TO BE DONE: Transcribe the whole listing below without changing a word, but leave out every image.

INFORMATION SHOWN:
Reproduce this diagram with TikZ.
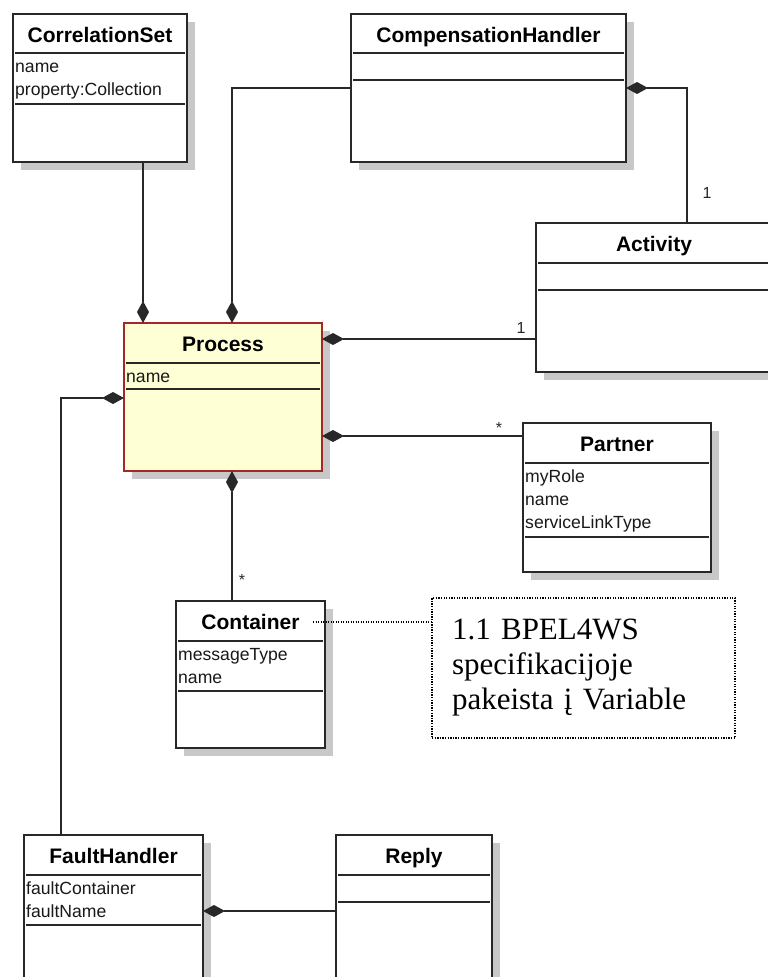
\documentclass[tikz,border=0pt]{standalone}
\usepackage{fontspec}
\setmainfont{Liberation Sans}
\newfontfamily\notefont{Liberation Serif}
\usetikzlibrary{arrows.meta}

\definecolor{boxshadow}{RGB}{200,200,200}
\definecolor{inkgray}{RGB}{40,40,40}
\definecolor{procfill}{RGB}{255,255,213}
\definecolor{procedge}{RGB}{165,40,40}

\tikzset{
  classbox/.style={draw=inkgray, fill=white, line width=1.3pt, inner sep=0pt, outer sep=0pt},
  processbox/.style={classbox, draw=procedge, fill=procfill},
  sepline/.style={draw=inkgray, line width=1.2pt},
  classtitle/.style={font=\fontsize{21}{25}\selectfont\bfseries, text=black, inner sep=0pt, anchor=base},
  attr/.style={font=\fontsize{17.6}{21}\selectfont, text=black!90, inner sep=0pt, anchor=base west},
  mult/.style={font=\fontsize{16}{19}\selectfont, text=black!85, inner sep=0pt, anchor=base},
  comp/.style={draw=inkgray, line width=1.3pt, {Diamond[length=22pt,width=12pt]}-},
  notebox/.style={draw=black, line width=1.3pt, dash pattern=on 1.3pt off 1.3pt, inner ysep=0pt, outer sep=0pt},
  notelink/.style={draw=black, line width=1.2pt, dash pattern=on 1pt off 1.5pt},
}

% #1 name/title, #2 left, #3 top, #4 right, #5 bottom,
% #6 first separator, #7 second separator, #8 box style
\newcommand{\umlclass}[8]{%
  \fill[boxshadow] (#2+8,#3+8) rectangle (#4+8,#5+8);
  \node[#8, anchor=north west, minimum width={#4-#2}, minimum height={#5-#3}] (#1) at (#2,#3) {};
  \draw[sepline] (#2+2,#6) -- (#4-2,#6);
  \draw[sepline] (#2+2,#7) -- (#4-2,#7);
  \node[classtitle] (#1-title) at ({(#2+#4)/2},#3+28) {#1};
}

\begin{document}
\begin{tikzpicture}[x=1pt, y=-1pt]
\useasboundingbox (0,0) rectangle (768,977);
\clip (0,0) rectangle (768,977);

% classes
\umlclass{CorrelationSet}{13}{14}{187}{162}{53}{104}{classbox}
\umlclass{CompensationHandler}{351}{14}{626}{162}{53}{80}{classbox}
\umlclass{Activity}{536}{223}{772}{372}{263}{290}{classbox}
\umlclass{Process}{124}{323}{322}{471}{363}{389}{processbox}
\umlclass{Partner}{523}{423}{711}{572}{463}{537}{classbox}
\umlclass{Container}{176}{601}{325}{748}{641}{691}{classbox}
\umlclass{FaultHandler}{24}{835}{203}{995}{875}{925}{classbox}
\umlclass{Reply}{336}{835}{492}{995}{875}{902}{classbox}

% attributes
\node[attr] (cs-name) at (15,72) {name};
\node[attr] (cs-property) at (15,95) {property:Collection};
\node[attr] (proc-name) at (126,382) {name};
\node[attr] (partner-role) at (525,482) {myRole};
\node[attr] (partner-name) at (525,505) {name};
\node[attr] (partner-link) at (525,528) {serviceLinkType};
\node[attr] (cont-type) at (178,660) {messageType};
\node[attr] (cont-name) at (178,683) {name};
\node[attr] (fh-container) at (26,894) {faultContainer};
\node[attr] (fh-name) at (26,917) {faultName};

% compositions
\draw[comp] (Process.north -| 143,0) -- (CorrelationSet.south -| 143,0);
\draw[comp] (Process.north -| 232,0) |- (CompensationHandler.west |- 0,88);
\draw[comp] (CompensationHandler.east |- 0,88) -| (Activity.north -| 687,0);
\draw[comp] (Process.east |- 0,339) -- (Activity.west |- 0,339);
\draw[comp] (Process.east |- 0,436) -- (Partner.west |- 0,436);
\draw[comp] (Process.south -| 232,0) -- (Container.north -| 232,0);
\draw[comp] (Process.west |- 0,398) -| (FaultHandler.north -| 61,0);
\draw[comp] (FaultHandler.east |- 0,911) -- (Reply.west |- 0,911);

% multiplicities
\node[mult] (m-act-top) at (707,198) {1};
\node[mult] (m-act-left) at (521,333) {1};
\node[mult] (m-partner) at (499,433) {*};
\node[mult] (m-container) at (242,585) {*};

% note
\node[notebox, anchor=north west, minimum width=303pt, minimum height=140pt,
      text width=263pt, align=left, inner xsep=20pt,
      font=\notefont\fontsize{31}{35}\selectfont] (note) at (432,598)
  {1.1 BPEL4WS\\specifikacijoje\\pakeista į Variable};
\coordinate (notelinkstart) at (313,622);
\draw[notelink] (notelinkstart) -- (note.west |- notelinkstart);
\end{tikzpicture}
\end{document}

WRITTEN REPLY:
Reproduce this diagram with TikZ.
\documentclass[tikz,border=0pt]{standalone}
\usepackage{fontspec}
\setmainfont{Liberation Sans}
\newfontfamily\notefont{Liberation Serif}
\usetikzlibrary{arrows.meta}

\definecolor{boxshadow}{RGB}{200,200,200}
\definecolor{inkgray}{RGB}{40,40,40}
\definecolor{procfill}{RGB}{255,255,213}
\definecolor{procedge}{RGB}{165,40,40}

\tikzset{
  classbox/.style={draw=inkgray, fill=white, line width=1.3pt, inner sep=0pt, outer sep=0pt},
  processbox/.style={classbox, draw=procedge, fill=procfill},
  sepline/.style={draw=inkgray, line width=1.2pt},
  classtitle/.style={font=\fontsize{21}{25}\selectfont\bfseries, text=black, inner sep=0pt, anchor=base},
  attr/.style={font=\fontsize{17.6}{21}\selectfont, text=black!90, inner sep=0pt, anchor=base west},
  mult/.style={font=\fontsize{16}{19}\selectfont, text=black!85, inner sep=0pt, anchor=base},
  comp/.style={draw=inkgray, line width=1.3pt, {Diamond[length=22pt,width=12pt]}-},
  notebox/.style={draw=black, line width=1.3pt, dash pattern=on 1.3pt off 1.3pt, inner ysep=0pt, outer sep=0pt},
  notelink/.style={draw=black, line width=1.2pt, dash pattern=on 1pt off 1.5pt},
}

% #1 name/title, #2 left, #3 top, #4 right, #5 bottom,
% #6 first separator, #7 second separator, #8 box style
\newcommand{\umlclass}[8]{%
  \fill[boxshadow] (#2+8,#3+8) rectangle (#4+8,#5+8);
  \node[#8, anchor=north west, minimum width={#4-#2}, minimum height={#5-#3}] (#1) at (#2,#3) {};
  \draw[sepline] (#2+2,#6) -- (#4-2,#6);
  \draw[sepline] (#2+2,#7) -- (#4-2,#7);
  \node[classtitle] (#1-title) at ({(#2+#4)/2},#3+28) {#1};
}

\begin{document}
\begin{tikzpicture}[x=1pt, y=-1pt]
\useasboundingbox (0,0) rectangle (768,977);
\clip (0,0) rectangle (768,977);

% classes
\umlclass{CorrelationSet}{13}{14}{187}{162}{53}{104}{classbox}
\umlclass{CompensationHandler}{351}{14}{626}{162}{53}{80}{classbox}
\umlclass{Activity}{536}{223}{772}{372}{263}{290}{classbox}
\umlclass{Process}{124}{323}{322}{471}{363}{389}{processbox}
\umlclass{Partner}{523}{423}{711}{572}{463}{537}{classbox}
\umlclass{Container}{176}{601}{325}{748}{641}{691}{classbox}
\umlclass{FaultHandler}{24}{835}{203}{995}{875}{925}{classbox}
\umlclass{Reply}{336}{835}{492}{995}{875}{902}{classbox}

% attributes
\node[attr] (cs-name) at (15,72) {name};
\node[attr] (cs-property) at (15,95) {property:Collection};
\node[attr] (proc-name) at (126,382) {name};
\node[attr] (partner-role) at (525,482) {myRole};
\node[attr] (partner-name) at (525,505) {name};
\node[attr] (partner-link) at (525,528) {serviceLinkType};
\node[attr] (cont-type) at (178,660) {messageType};
\node[attr] (cont-name) at (178,683) {name};
\node[attr] (fh-container) at (26,894) {faultContainer};
\node[attr] (fh-name) at (26,917) {faultName};

% compositions
\draw[comp] (Process.north -| 143,0) -- (CorrelationSet.south -| 143,0);
\draw[comp] (Process.north -| 232,0) |- (CompensationHandler.west |- 0,88);
\draw[comp] (CompensationHandler.east |- 0,88) -| (Activity.north -| 687,0);
\draw[comp] (Process.east |- 0,339) -- (Activity.west |- 0,339);
\draw[comp] (Process.east |- 0,436) -- (Partner.west |- 0,436);
\draw[comp] (Process.south -| 232,0) -- (Container.north -| 232,0);
\draw[comp] (Process.west |- 0,398) -| (FaultHandler.north -| 61,0);
\draw[comp] (FaultHandler.east |- 0,911) -- (Reply.west |- 0,911);

% multiplicities
\node[mult] (m-act-top) at (707,198) {1};
\node[mult] (m-act-left) at (521,333) {1};
\node[mult] (m-partner) at (499,433) {*};
\node[mult] (m-container) at (242,585) {*};

% note
\node[notebox, anchor=north west, minimum width=303pt, minimum height=140pt,
      text width=263pt, align=left, inner xsep=20pt,
      font=\notefont\fontsize{31}{35}\selectfont] (note) at (432,598)
  {1.1 BPEL4WS\\specifikacijoje\\pakeista į Variable};
\coordinate (notelinkstart) at (313,622);
\draw[notelink] (notelinkstart) -- (note.west |- notelinkstart);
\end{tikzpicture}
\end{document}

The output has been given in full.